DATASET EXCERPT —
[Begin]

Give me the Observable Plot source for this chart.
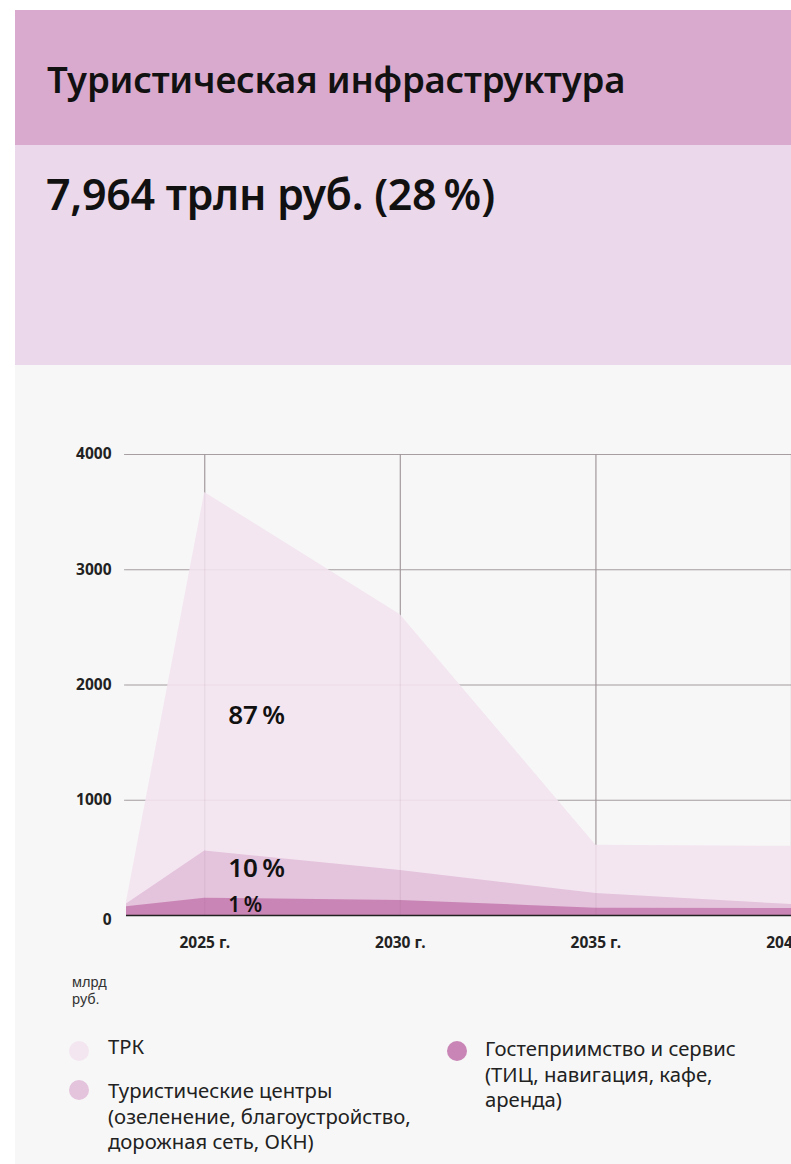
<!DOCTYPE html>
<html>
<head>
<meta charset="utf-8">
<script src="https://cdn.jsdelivr.net/npm/d3@7"></script>
<script src="https://cdn.jsdelivr.net/npm/@observablehq/plot@0.6"></script>
<style>
  html, body { margin: 0; padding: 0; background: #ffffff; width: 791px; height: 1164px; overflow: hidden; font-family: "Noto Sans", sans-serif; }
  #page { position: relative; width: 791px; height: 1164px; }
  .panel { position: absolute; left: 15px; width: 800px; }
  #head { top: 10px; height: 135px; background: #d9aacd; }
  #sub { top: 145px; height: 220px; background: #ebd8ea; }
  #body { top: 365px; height: 820px; background: #f7f7f7; }
  #title { position: absolute; left: 47px; top: 54px; font-size: 36.5px; font-weight: 600; color: #111; white-space: nowrap; letter-spacing: -0.2px; }
  #total { position: absolute; left: 46px; top: 164px; font-size: 43px; font-weight: 600; color: #111; white-space: nowrap; letter-spacing: -0.3px; }
  #chart { position: absolute; left: 0; top: 430px; }
  .unit { position: absolute; left: 72px; font-family: "Liberation Sans", Arial, sans-serif; font-size: 14.5px; line-height: 17px; height: 17px; color: #333; }
  .leg { position: absolute; font-size: 20.3px; line-height: 25.7px; color: #222; white-space: nowrap; }
  .dot { position: absolute; width: 20px; height: 20px; border-radius: 50%; }
</style>
</head>
<body>
<div id="page">
  <div class="panel" id="head"></div>
  <div class="panel" id="sub"></div>
  <div class="panel" id="body"></div>
  <div id="title"></div>
  <div id="total"></div>
  <div id="chart"></div>
  <div class="unit" style="top:974px">млрд</div>
  <div class="unit" style="top:991px">руб.</div>
  <div id="legend"></div>
</div>
<script>
// ---- data ----
const titleText = "Туристическая инфраструктура";
const totalText = "7,964 трлн руб. (28\u202F%)";
const years = [2023, 2025, 2030, 2035, 2040];
const trk = [120, 3670, 2610, 610, 600];          // ТРК (top of area)
const centers = [100, 560, 390, 190, 95];          // Туристические центры
const hospitality = [75, 150, 130, 63, 60];        // Гостеприимство и сервис
const yTicks = [0, 1000, 2000, 3000, 4000];
const xTicks = [2025, 2030, 2035, 2040];
const xTickLabels = ["2025 г.", "2030 г.", "2035 г.", "2040 г."];
const seriesNames = ["ТРК", "Туристические центры\n(озеленение, благоустройство,\nдорожная сеть, ОКН)", "Гостеприимство и сервис\n(ТИЦ, навигация, кафе,\nаренда)"];
const seriesColors = ["#f3e6f0", "#e4c3dc", "#c985b5"];
const shareLabels = ["87\u202F%", "10\u202F%", "1\u202F%"];
const shareX = [2025.6, 2025.6, 2025.6];
const shareY = [1730, 410, 90];
const shareSize = [26, 26, 21];

document.getElementById("title").textContent = titleText;
document.getElementById("total").textContent = totalText;

const rows = (vals) => years.map((yr, i) => ({year: yr, value: vals[i]}));
const series = [trk, centers, hospitality].map(rows);
const shares = shareLabels.map((t, i) => ({text: t, x: shareX[i], y: shareY[i], size: shareSize[i]}));
const axisStyle = {tickSize: 0, fontSize: 15.5, fontWeight: 700, fill: "#222", label: null};

const chart = Plot.plot({
  width: 791,
  height: 540,
  marginLeft: 126,
  marginRight: 0,
  marginTop: 24,
  marginBottom: 55,
  style: {background: "transparent", fontFamily: "'Noto Sans', sans-serif"},
  x: {domain: [2023, 2040], axis: null},
  y: {domain: [0, 4000], axis: null},
  marks: [
    Plot.ruleY(yTicks.filter(d => d > 0), {x1: 2022.95, x2: 2040, stroke: "#a9a4a4", strokeWidth: 1.2}),
    Plot.ruleX(xTicks, {y1: 0, y2: 4000, stroke: "#a9a4a4", strokeWidth: 1.2}),
    ...series.map((s, i) => Plot.areaY(s, {x: "year", y: "value", fill: seriesColors[i]})),
    Plot.ruleY(yTicks.filter(d => d > 0), {stroke: "#8a5a80", strokeOpacity: 0.07, strokeWidth: 1.2}),
    Plot.ruleX(xTicks, {y1: 0, y2: 4000, stroke: "#8a5a80", strokeOpacity: 0.1, strokeWidth: 1.2}),
    Plot.ruleY([0], {stroke: "#222", strokeWidth: 1.5}),
    Plot.text(shares, {x: "x", y: "y", text: "text", textAnchor: "start", fontSize: "size", fontWeight: 600, fill: "#111"}),
    Plot.axisY(yTicks.filter(d => d > 0), {...axisStyle, tickPadding: 15, tickFormat: (d) => String(d)}),
    Plot.axisY([0], {...axisStyle, tickPadding: 15, dy: 5, tickFormat: (d) => String(d)}),
    Plot.axisX(xTicks, {...axisStyle, tickPadding: 21, tickFormat: (d) => xTickLabels[xTicks.indexOf(d)]})
  ]
});
document.getElementById("chart").appendChild(chart);

// legend
const legendPos = [
  {dotX: 69, dotY: 1041, textX: 108, textY: 1034},
  {dotX: 69, dotY: 1080, textX: 108, textY: 1078},
  {dotX: 447, dotY: 1041, textX: 485, textY: 1036}
];
const legend = document.getElementById("legend");
seriesNames.forEach((name, i) => {
  const p = legendPos[i];
  const dot = document.createElement("div");
  dot.className = "dot";
  dot.style.left = p.dotX + "px";
  dot.style.top = p.dotY + "px";
  dot.style.background = seriesColors[i];
  legend.appendChild(dot);
  const t = document.createElement("div");
  t.className = "leg";
  t.style.left = p.textX + "px";
  t.style.top = p.textY + "px";
  t.innerHTML = name.split("\n").join("<br>");
  legend.appendChild(t);
});
</script>
</body>
</html>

[End]

Copy out all of the material exactly as written, without its pictures.

Give me the Observable Plot source for this chart.
<!DOCTYPE html>
<html>
<head>
<meta charset="utf-8">
<script src="https://cdn.jsdelivr.net/npm/d3@7"></script>
<script src="https://cdn.jsdelivr.net/npm/@observablehq/plot@0.6"></script>
<style>
  html, body { margin: 0; padding: 0; background: #ffffff; width: 791px; height: 1164px; overflow: hidden; font-family: "Noto Sans", sans-serif; }
  #page { position: relative; width: 791px; height: 1164px; }
  .panel { position: absolute; left: 15px; width: 800px; }
  #head { top: 10px; height: 135px; background: #d9aacd; }
  #sub { top: 145px; height: 220px; background: #ebd8ea; }
  #body { top: 365px; height: 820px; background: #f7f7f7; }
  #title { position: absolute; left: 47px; top: 54px; font-size: 36.5px; font-weight: 600; color: #111; white-space: nowrap; letter-spacing: -0.2px; }
  #total { position: absolute; left: 46px; top: 164px; font-size: 43px; font-weight: 600; color: #111; white-space: nowrap; letter-spacing: -0.3px; }
  #chart { position: absolute; left: 0; top: 430px; }
  .unit { position: absolute; left: 72px; font-family: "Liberation Sans", Arial, sans-serif; font-size: 14.5px; line-height: 17px; height: 17px; color: #333; }
  .leg { position: absolute; font-size: 20.3px; line-height: 25.7px; color: #222; white-space: nowrap; }
  .dot { position: absolute; width: 20px; height: 20px; border-radius: 50%; }
</style>
</head>
<body>
<div id="page">
  <div class="panel" id="head"></div>
  <div class="panel" id="sub"></div>
  <div class="panel" id="body"></div>
  <div id="title"></div>
  <div id="total"></div>
  <div id="chart"></div>
  <div class="unit" style="top:974px">млрд</div>
  <div class="unit" style="top:991px">руб.</div>
  <div id="legend"></div>
</div>
<script>
// ---- data ----
const titleText = "Туристическая инфраструктура";
const totalText = "7,964 трлн руб. (28\u202F%)";
const years = [2023, 2025, 2030, 2035, 2040];
const trk = [120, 3670, 2610, 610, 600];          // ТРК (top of area)
const centers = [100, 560, 390, 190, 95];          // Туристические центры
const hospitality = [75, 150, 130, 63, 60];        // Гостеприимство и сервис
const yTicks = [0, 1000, 2000, 3000, 4000];
const xTicks = [2025, 2030, 2035, 2040];
const xTickLabels = ["2025 г.", "2030 г.", "2035 г.", "2040 г."];
const seriesNames = ["ТРК", "Туристические центры\n(озеленение, благоустройство,\nдорожная сеть, ОКН)", "Гостеприимство и сервис\n(ТИЦ, навигация, кафе,\nаренда)"];
const seriesColors = ["#f3e6f0", "#e4c3dc", "#c985b5"];
const shareLabels = ["87\u202F%", "10\u202F%", "1\u202F%"];
const shareX = [2025.6, 2025.6, 2025.6];
const shareY = [1730, 410, 90];
const shareSize = [26, 26, 21];

document.getElementById("title").textContent = titleText;
document.getElementById("total").textContent = totalText;

const rows = (vals) => years.map((yr, i) => ({year: yr, value: vals[i]}));
const series = [trk, centers, hospitality].map(rows);
const shares = shareLabels.map((t, i) => ({text: t, x: shareX[i], y: shareY[i], size: shareSize[i]}));
const axisStyle = {tickSize: 0, fontSize: 15.5, fontWeight: 700, fill: "#222", label: null};

const chart = Plot.plot({
  width: 791,
  height: 540,
  marginLeft: 126,
  marginRight: 0,
  marginTop: 24,
  marginBottom: 55,
  style: {background: "transparent", fontFamily: "'Noto Sans', sans-serif"},
  x: {domain: [2023, 2040], axis: null},
  y: {domain: [0, 4000], axis: null},
  marks: [
    Plot.ruleY(yTicks.filter(d => d > 0), {x1: 2022.95, x2: 2040, stroke: "#a9a4a4", strokeWidth: 1.2}),
    Plot.ruleX(xTicks, {y1: 0, y2: 4000, stroke: "#a9a4a4", strokeWidth: 1.2}),
    ...series.map((s, i) => Plot.areaY(s, {x: "year", y: "value", fill: seriesColors[i]})),
    Plot.ruleY(yTicks.filter(d => d > 0), {stroke: "#8a5a80", strokeOpacity: 0.07, strokeWidth: 1.2}),
    Plot.ruleX(xTicks, {y1: 0, y2: 4000, stroke: "#8a5a80", strokeOpacity: 0.1, strokeWidth: 1.2}),
    Plot.ruleY([0], {stroke: "#222", strokeWidth: 1.5}),
    Plot.text(shares, {x: "x", y: "y", text: "text", textAnchor: "start", fontSize: "size", fontWeight: 600, fill: "#111"}),
    Plot.axisY(yTicks.filter(d => d > 0), {...axisStyle, tickPadding: 15, tickFormat: (d) => String(d)}),
    Plot.axisY([0], {...axisStyle, tickPadding: 15, dy: 5, tickFormat: (d) => String(d)}),
    Plot.axisX(xTicks, {...axisStyle, tickPadding: 21, tickFormat: (d) => xTickLabels[xTicks.indexOf(d)]})
  ]
});
document.getElementById("chart").appendChild(chart);

// legend
const legendPos = [
  {dotX: 69, dotY: 1041, textX: 108, textY: 1034},
  {dotX: 69, dotY: 1080, textX: 108, textY: 1078},
  {dotX: 447, dotY: 1041, textX: 485, textY: 1036}
];
const legend = document.getElementById("legend");
seriesNames.forEach((name, i) => {
  const p = legendPos[i];
  const dot = document.createElement("div");
  dot.className = "dot";
  dot.style.left = p.dotX + "px";
  dot.style.top = p.dotY + "px";
  dot.style.background = seriesColors[i];
  legend.appendChild(dot);
  const t = document.createElement("div");
  t.className = "leg";
  t.style.left = p.textX + "px";
  t.style.top = p.textY + "px";
  t.innerHTML = name.split("\n").join("<br>");
  legend.appendChild(t);
});
</script>
</body>
</html>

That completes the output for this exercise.